=== Work to complete ===
The listing below begins with the first line you should copy; stop after the line containing "0.355, 0.390, 0.420];", and drop every picture.

=== Raw records ===
#####

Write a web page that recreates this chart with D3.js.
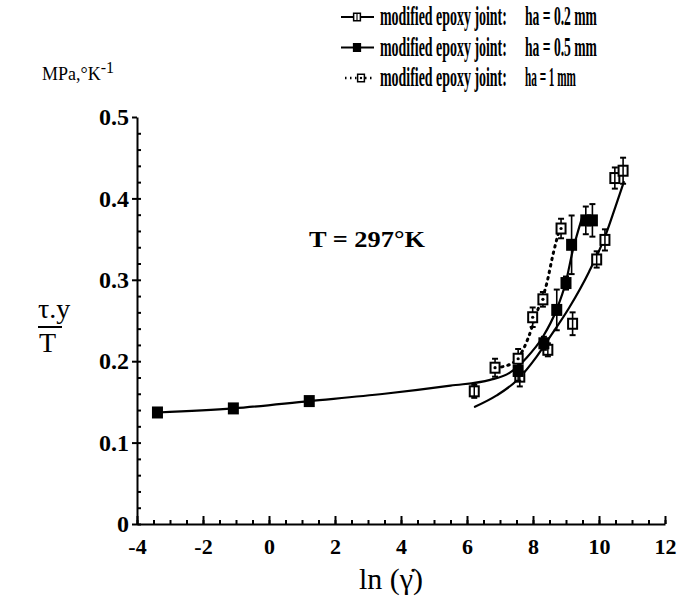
<!DOCTYPE html>
<html>
<head>
<meta charset="utf-8">
<script src="https://cdn.jsdelivr.net/npm/d3@7"></script>
<style>
  body { margin: 0; background: #fff; }
  svg { font-family: "Liberation Serif", "Times New Roman", serif; }
</style>
</head>
<body>
<div id="wrapper"></div>
<script>
// tick values
const xTicks = [-4, -2, 0, 2, 4, 6, 8, 10, 12];
const yTicks = [0, 0.1, 0.2, 0.3, 0.4, 0.5];
const legendLabels = ["ha = 0.2 mm", "ha = 0.5 mm", "ha = 1 mm"];

// ha = 0.2 mm (open squares)
const ha02X = [6.22, 7.6, 8.45, 9.2, 9.93, 10.18, 10.48, 10.73];
const ha02Y = [0.163, 0.181, 0.214, 0.246, 0.325, 0.349, 0.425, 0.434];
const ha02Err = [0.008, 0.012, 0.008, 0.014, 0.010, 0.013, 0.013, 0.016];
const ha02FitX = [6.24, 6.9, 7.5, 8.1, 8.5, 9.1, 9.7, 10.2, 10.5, 10.75];
const ha02FitY = [0.144, 0.158, 0.176, 0.205, 0.229, 0.266, 0.310, 0.355, 0.390, 0.420];

// ha = 0.5 mm (filled squares)
const ha05X = [-3.38, -1.08, 1.22, 7.55, 8.33, 8.72, 9.0, 9.17, 9.6, 9.8];
const ha05Y = [0.137, 0.142, 0.151, 0.188, 0.222, 0.263, 0.296, 0.343, 0.373, 0.373];
const ha05Err = [0, 0, 0, 0.012, 0.008, 0.025, 0.008, 0.036, 0.017, 0.02];
const ha05FitX = [-3.38, -1.08, 1.22, 3.5, 5.5, 6.7, 7.3, 7.8, 8.3, 8.7, 9.0, 9.2, 9.5];
const ha05FitY = [0.137, 0.142, 0.151, 0.160, 0.170, 0.177, 0.186, 0.204, 0.230, 0.262, 0.298, 0.335, 0.378];

// ha = 1 mm (dotted)
const ha1X = [6.85, 7.55, 7.99, 8.3, 8.85];
const ha1Y = [0.192, 0.203, 0.254, 0.276, 0.363];
const ha1Err = [0.011, 0.012, 0.012, 0.009, 0.012];
const ha1FitX = [6.85, 7.3, 7.6, 7.85, 8.1, 8.42, 8.6, 8.8];
const ha1FitY = [0.192, 0.196, 0.207, 0.228, 0.258, 0.296, 0.330, 0.362];

const zip = (xs, ys, es) => xs.map((x, i) => ({ x, y: ys[i], e: es ? es[i] : 0 }));

const series = [
  { name: legendLabels[0], pts: zip(ha02X, ha02Y, ha02Err), fit: zip(ha02FitX, ha02FitY), marker: "open", dash: null },
  { name: legendLabels[1], pts: zip(ha05X, ha05Y, ha05Err), fit: zip(ha05FitX, ha05FitY), marker: "filled", dash: null },
  { name: legendLabels[2], pts: zip(ha1X, ha1Y, ha1Err), fit: zip(ha1FitX, ha1FitY), marker: "dot", dash: "1.5,5" },
];

const serif = "Liberation Serif";

let dimensions = {
  width: 677,
  height: 596,
  margin: { top: 117, right: 12, bottom: 72, left: 137 },
};
dimensions.boundedWidth = dimensions.width - dimensions.margin.left - dimensions.margin.right;
dimensions.boundedHeight = dimensions.height - dimensions.margin.top - dimensions.margin.bottom;

const svg = d3.select("#wrapper")
  .append("svg")
  .attr("width", dimensions.width)
  .attr("height", dimensions.height)
  .attr("font-family", serif);

const bounds = svg.append("g")
  .attr("transform", `translate(${dimensions.margin.left},${dimensions.margin.top})`);

const xScale = d3.scaleLinear().domain([-4, 12]).range([0, dimensions.boundedWidth]);
const yScale = d3.scaleLinear().domain([0, 0.5]).range([dimensions.boundedHeight, 0]);

// squeeze a text horizontally so it spans the given width
function squeeze(parent, x, y, str, size, width, anchor) {
  const g = parent.append("g");
  const t = g.append("text")
    .attr("font-family", serif)
    .attr("font-size", size).attr("font-weight", "bold")
    .text(str);
  const w = t.node().getComputedTextLength();
  const sx = width / w;
  const x0 = anchor === "middle" ? x - width / 2 : x;
  g.attr("transform", `translate(${x0},${y}) scale(${sx},1)`);
  return g;
}

// axes
const xMinor = bounds.append("g")
  .attr("transform", `translate(0,${dimensions.boundedHeight})`)
  .call(d3.axisBottom(xScale).tickValues(d3.range(-4, 12.01, 0.5)).tickSize(-4).tickSizeOuter(0).tickFormat(""));
const xMajor = bounds.append("g")
  .attr("transform", `translate(0,${dimensions.boundedHeight})`)
  .call(d3.axisBottom(xScale).tickValues(xTicks).tickSize(-8).tickSizeOuter(0).tickPadding(14).tickFormat(d3.format("d")));
xMajor.attr("font-family", serif);
xMajor.selectAll("text")
  .attr("font-family", serif)
  .attr("font-size", 22).attr("font-weight", "bold").attr("fill", "#000")
  .text(d => d < 0 ? "-" + Math.abs(d) : d);

const yMinor = bounds.append("g")
  .call(d3.axisLeft(yScale).tickValues(d3.range(0, 0.5, 0.02)).tickSize(-4).tickSizeOuter(0).tickFormat(""));
const yMajor = bounds.append("g")
  .call(d3.axisLeft(yScale).tickValues(yTicks).tickSize(5).tickSizeOuter(0).tickPadding(3).tickFormat(d => d === 0 ? "0" : d3.format(".1f")(d)));
yMajor.attr("font-family", serif);
yMajor.selectAll("text")
  .attr("font-family", serif)
  .attr("font-size", 24).attr("font-weight", "bold").attr("fill", "#000");

bounds.selectAll(".domain, .tick line").attr("stroke", "#000").attr("stroke-width", 2);
xMinor.select(".domain").remove();
yMinor.select(".domain").remove();

// fit curves
const lineGenerator = d3.line()
  .x(d => xScale(d.x))
  .y(d => yScale(d.y))
  .curve(d3.curveMonotoneX);

bounds.selectAll(".fit")
  .data(series)
  .join("path")
  .attr("class", "fit")
  .attr("d", d => lineGenerator(d.fit))
  .attr("fill", "none")
  .attr("stroke", "#000")
  .attr("stroke-width", d => d.dash ? 3 : 2.2)
  .attr("stroke-linecap", "round")
  .attr("stroke-dasharray", d => d.dash);

// markers and error bars
function drawMarker(g, type) {
  g.append("rect")
    .attr("x", -4.5).attr("y", -5).attr("width", 9).attr("height", 10)
    .attr("fill", type === "filled" ? "#000" : "#fff")
    .attr("stroke", "#000").attr("stroke-width", 2);
  if (type === "dot") {
    g.append("circle").attr("r", 1.6).attr("fill", "#000");
  } else if (type === "open") {
    g.append("line").attr("y1", -5).attr("y2", 5).attr("stroke", "#000").attr("stroke-width", 1.5);
  }
}

series.forEach(s => {
  const pts = bounds.append("g").selectAll("g")
    .data(s.pts)
    .join("g")
    .attr("transform", d => `translate(${xScale(d.x)},${yScale(d.y)})`);
  pts.filter(d => d.e > 0).each(function (d) {
    const g = d3.select(this);
    const top = yScale(d.y + d.e) - yScale(d.y);
    const bot = yScale(d.y - d.e) - yScale(d.y);
    g.append("line").attr("y1", top).attr("y2", bot).attr("stroke", "#000").attr("stroke-width", 1.6);
    [top, bot].forEach(v => g.append("line").attr("x1", -3).attr("x2", 3).attr("y1", v).attr("y2", v)
      .attr("stroke", "#000").attr("stroke-width", 2));
  });
  pts.each(function () { drawMarker(d3.select(this), s.marker); });
});

// annotation
squeeze(svg, 367, 247, "T = 297°K", 24, 116, "middle");

// legend
const legend = svg.append("g");
series.forEach((s, i) => {
  const cy = 17 + i * 30.5;
  const row = legend.append("g").attr("transform", `translate(0,${cy})`);
  row.append("line")
    .attr("x1", s.dash ? 345 : 341).attr("x2", 374)
    .attr("stroke", "#000").attr("stroke-width", s.dash ? 2.5 : 2)
    .attr("stroke-dasharray", s.dash ? "1.5,3.5" : null);
  const m = row.append("g").attr("transform", `translate(${s.dash ? 361 : 357},0) scale(0.75)`);
  drawMarker(m, s.marker);
  squeeze(row, 380, 8, "modified epoxy joint:", 27, 127);
  squeeze(row, 525, 8, s.name, 27, i === 2 ? 51 : 72);
});

// units
const units = svg.append("text")
  .attr("x", 42).attr("y", 80)
  .attr("font-size", 18);
units.append("tspan").text("MPa,°K");
units.append("tspan").attr("dy", -7).attr("font-size", 16).text("-1");

// y title
const yTitle = svg.append("g").attr("font-size", 28);
yTitle.append("text").attr("x", 38).attr("y", 318).text("τ.y");
yTitle.append("line").attr("x1", 38).attr("x2", 62).attr("y1", 327).attr("y2", 327)
  .attr("stroke", "#000").attr("stroke-width", 2);
yTitle.append("text").attr("x", 39).attr("y", 352).text("T");

// x title
svg.append("text")
  .attr("x", 391).attr("y", 589)
  .attr("text-anchor", "middle")
  .attr("font-size", 30)
  .text("ln (γ\u0307)");
</script>
</body>
</html>
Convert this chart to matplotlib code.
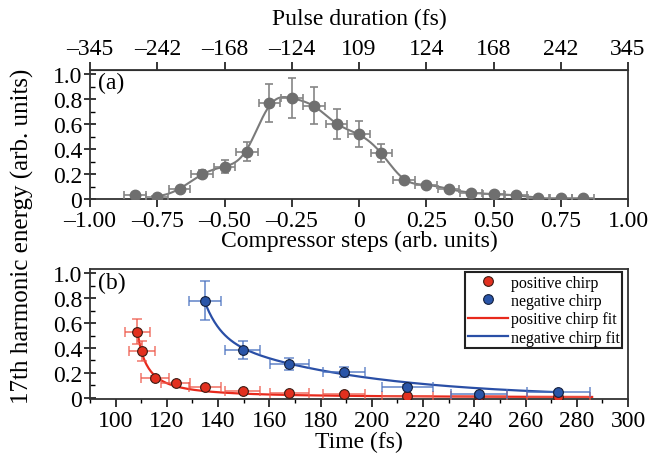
import matplotlib

matplotlib.use("Agg")

import matplotlib.pyplot as plt
import numpy as np
from matplotlib.ticker import FixedLocator, MultipleLocator

plt.rcParams["font.family"] = ["Liberation Serif", "DejaVu Serif"]

# ── Data: panel (a) ──────────────────────────────────────────────────────────
steps = [-10 / 12, -9 / 12, -8 / 12, -7 / 12, -6 / 12, -5 / 12, -4 / 12,
         -3 / 12, -2 / 12, -1 / 12, 0.0, 1 / 12, 2 / 12, 3 / 12, 4 / 12,
         5 / 12, 6 / 12, 7 / 12, 8 / 12, 9 / 12, 10 / 12]
energy_a = [0.035, 0.02, 0.08, 0.20, 0.26, 0.38, 0.77, 0.81, 0.75, 0.60,
            0.52, 0.37, 0.15, 0.115, 0.08, 0.05, 0.04, 0.03, 0.01, 0.01, 0.01]
energy_a_err = [0.01, 0.01, 0.02, 0.03, 0.055, 0.077, 0.155, 0.16, 0.15, 0.12,
                0.105, 0.075, 0.02, 0.015, 0.015, 0.01, 0.01, 0.01, 0.01, 0.01, 0.01]
steps_err = [0.04] * 21

step_ticks = [-1.0, -0.75, -0.5, -0.25, 0.0, 0.25, 0.5, 0.75, 1.0]
step_labels = ["–1.00", "–0.75", "–0.50", "–0.25", "0", "0.25", "0.50", "0.75", "1.00"]
pulse_labels = ["–345", "–242", "–168", "–124", "109", "124", "168", "242", "345"]

# ── Data: panel (b) ──────────────────────────────────────────────────────────
t_pos = [108.5, 110.2, 115.4, 123.4, 134.9, 149.6, 167.8, 189.2, 213.9, 241.8, 272.8]
e_pos = [0.53, 0.376, 0.156, 0.115, 0.086, 0.053, 0.04, 0.03, 0.013, 0.013, 0.01]
e_pos_err = [0.10, 0.08, 0.015, 0.01, 0.01, 0.01, 0.01, 0.01, 0.01, 0.01, 0.01]
t_pos_err = [4.9, 5.0, 5.3, 5.6, 6.2, 6.8, 7.6, 8.3, 9.8, 11.0, 12.2]

t_neg = [134.8, 149.6, 167.8, 189.2, 213.9, 241.8, 272.8]
e_neg = [0.78, 0.384, 0.27, 0.21, 0.089, 0.027, 0.045]
e_neg_err = [0.155, 0.075, 0.05, 0.04, 0.01, 0.01, 0.01]
t_neg_err = [6.2, 6.8, 7.6, 8.3, 9.8, 11.0, 12.2]

# fit parameters
pos_fit_a, pos_fit_t0, pos_fit_p = 3.26, 104.0, 1.2
neg_fit_a, neg_fit_tau1, neg_fit_b, neg_fit_tau2, neg_fit_t0 = 0.28, 6.3, 0.48, 58.0, 135.0

GREY = "#6f6f6f"
RED = "#e2301f"
BLUE = "#2a55a8"


def natural_spline(x, y, xs):
    # natural cubic spline through the points (Origin-style smooth connect)
    x = np.asarray(x, float)
    y = np.asarray(y, float)
    n = len(x)
    h = np.diff(x)
    A = np.zeros((n, n))
    r = np.zeros(n)
    A[0, 0] = A[-1, -1] = 1
    for i in range(1, n - 1):
        A[i, i - 1] = h[i - 1]
        A[i, i] = 2 * (h[i - 1] + h[i])
        A[i, i + 1] = h[i]
        r[i] = 6 * ((y[i + 1] - y[i]) / h[i] - (y[i] - y[i - 1]) / h[i - 1])
    M = np.linalg.solve(A, r)
    idx = np.clip(np.searchsorted(x, xs) - 1, 0, n - 2)
    a = x[idx + 1] - xs
    b = xs - x[idx]
    hi = h[idx]
    return (M[idx] * a**3 / (6 * hi) + M[idx + 1] * b**3 / (6 * hi)
            + (y[idx] / hi - M[idx] * hi / 6) * a
            + (y[idx + 1] / hi - M[idx + 1] * hi / 6) * b)


def smooth_curve(x, y, lo, hi, sigma=0.025):
    # spline through the data, then a light gaussian smoothing
    grid = np.linspace(x[0], x[-1], 1200)
    ys = natural_spline(x, y, grid)
    dx = grid[1] - grid[0]
    k = np.arange(-int(4 * sigma / dx), int(4 * sigma / dx) + 1) * dx
    w = np.exp(-0.5 * (k / sigma) ** 2)
    w /= w.sum()
    pad = len(k) // 2
    ypad = np.concatenate([np.full(pad, ys[0]), ys, np.full(pad, ys[-1])])
    ysm = np.convolve(ypad, w, mode="valid")
    keep = (grid >= lo) & (grid <= hi)
    return grid[keep], ysm[keep]


fig = plt.figure(figsize=(6.61, 4.60), dpi=100)
ax1 = fig.add_axes([90 / 661, 1 - 200 / 460, 538 / 661, 129 / 460])
ax2 = fig.add_axes([90 / 661, 1 - 400 / 460, 538 / 661, 130 / 460])

FS = 17

# ── Panel (a) ────────────────────────────────────────────────────────────────
cx, cy = smooth_curve(steps, energy_a, steps[1] - 0.02, steps[18])
ax1.plot(cx, cy, color="#7a7a7a", lw=1.5, zorder=2)
ax1.errorbar(steps, energy_a, yerr=energy_a_err, xerr=steps_err, fmt="o",
             color=GREY, ms=7.5, ecolor="#858585", elinewidth=1.2, capsize=3,
             capthick=1.2, zorder=3)
ax1.set_xlim(-1, 1)
ax1.set_ylim(0, 1.035)
ax1.set_xticks(step_ticks)
ax1.set_xticklabels(step_labels)
ax1.set_xlabel("Compressor steps (arb. units)", fontsize=FS, labelpad=-1)
ax1.text(0.015, 0.90, "(a)", transform=ax1.transAxes, fontsize=FS,
         ha="left", va="center")

top = ax1.secondary_xaxis("top")
top.set_xticks(step_ticks)
top.set_xticklabels(pulse_labels)
top.set_xlabel("Pulse duration (fs)", fontsize=FS, labelpad=10)
top.tick_params(axis="x", direction="out", length=6, width=1.1, labelsize=FS, pad=2)

# ── Panel (b) ────────────────────────────────────────────────────────────────
tp = np.linspace(t_pos[0], 286, 400)
ax2.plot(tp, pos_fit_a / (tp - pos_fit_t0) ** pos_fit_p, color="#e8291c",
         lw=1.6, zorder=2, label="positive chirp fit")
tn = np.linspace(t_neg[0], t_neg[-1], 400)
ax2.plot(tn, neg_fit_a * np.exp(-(tn - neg_fit_t0) / neg_fit_tau1)
         + neg_fit_b * np.exp(-(tn - neg_fit_t0) / neg_fit_tau2),
         color="#2a4fa6", lw=1.6, zorder=2, label="negative chirp fit")

ax2.errorbar(t_pos, e_pos, yerr=e_pos_err, xerr=t_pos_err, fmt="none",
             ecolor="#ee5a4c", alpha=0.75, elinewidth=1.3, capsize=3.5,
             capthick=1.2, zorder=3)
ax2.errorbar(t_neg, e_neg, yerr=e_neg_err, xerr=t_neg_err, fmt="none",
             ecolor="#4a72c0", alpha=0.75, elinewidth=1.3, capsize=3.5,
             capthick=1.2, zorder=3)
ax2.plot(t_pos, e_pos, "o", color=RED, mec="#3b1c14", mew=0.8, ms=7,
         zorder=4, label="positive chirp")
ax2.plot(t_neg, e_neg, "o", color=BLUE, mec="#14203c", mew=0.8, ms=7,
         zorder=4, label="negative chirp")

ax2.set_xlim(90, 300)
ax2.set_ylim(-0.01, 1.035)
ax2.xaxis.set_major_locator(MultipleLocator(20))
ax2.xaxis.set_minor_locator(MultipleLocator(10))
ax2.set_xlabel("Time (fs)", fontsize=FS, labelpad=0)
ax2.text(0.015, 0.90, "(b)", transform=ax2.transAxes, fontsize=FS,
         ha="left", va="center")

handles, labels = ax2.get_legend_handles_labels()
order = [2, 3, 0, 1]
leg = ax2.legend([handles[i] for i in order], [labels[i] for i in order],
                 loc="upper right", bbox_to_anchor=(0.995, 1.0),
                 fontsize=11.5, frameon=True, fancybox=False, framealpha=1,
                 edgecolor="#222222", handlelength=2.5, handletextpad=0.2,
                 labelspacing=0.15, borderpad=0.15, borderaxespad=0.2)
leg.get_frame().set_linewidth(1.5)

# ── Shared styling ───────────────────────────────────────────────────────────
for ax in (ax1, ax2):
    ax.yaxis.set_major_locator(FixedLocator([0, 0.2, 0.4, 0.6, 0.8, 1.0]))
    ax.yaxis.set_minor_locator(MultipleLocator(0.1))
    ax.set_yticklabels(["0", "0.2", "0.4", "0.6", "0.8", "1.0"])
    ax.tick_params(axis="y", which="major", direction="inout", length=9,
                   width=1.1, labelsize=FS, pad=1)
    ax.tick_params(axis="y", which="minor", direction="in", length=3.5, width=1.0)
    ax.tick_params(axis="x", which="major", direction="out", length=6,
                   width=1.1, labelsize=FS, pad=2)
    ax.tick_params(axis="x", which="minor", direction="out", length=3, width=1.0)
    for s in ax.spines.values():
        s.set_linewidth(1.3)
        s.set_color("#333333")

fig.text(22 / 661, 1 - 236 / 460, "17th harmonic energy (arb. units)",
         rotation=90, ha="center", va="center", fontsize=18)

fig.savefig("out.png", dpi=100)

#####

=== Answer ===
Write a web page that recreates this chart with D3.js.
<!DOCTYPE html>
<html>
<head>
<meta charset="utf-8">
<script src="https://cdn.jsdelivr.net/npm/d3@7"></script>
<style>
  body { margin: 0; background: #fff; }
  svg { font-family: "Liberation Serif", "Times New Roman", serif; }
</style>
</head>
<body>
<div id="wrapper"></div>
<script>
// tick values
const xTicks = [-4, -2, 0, 2, 4, 6, 8, 10, 12];
const yTicks = [0, 0.1, 0.2, 0.3, 0.4, 0.5];
const legendLabels = ["ha = 0.2 mm", "ha = 0.5 mm", "ha = 1 mm"];

// ha = 0.2 mm (open squares)
const ha02X = [6.22, 7.6, 8.45, 9.2, 9.93, 10.18, 10.48, 10.73];
const ha02Y = [0.163, 0.181, 0.214, 0.246, 0.325, 0.349, 0.425, 0.434];
const ha02Err = [0.008, 0.012, 0.008, 0.014, 0.010, 0.013, 0.013, 0.016];
const ha02FitX = [6.24, 6.9, 7.5, 8.1, 8.5, 9.1, 9.7, 10.2, 10.5, 10.75];
const ha02FitY = [0.144, 0.158, 0.176, 0.205, 0.229, 0.266, 0.310, 0.355, 0.390, 0.420];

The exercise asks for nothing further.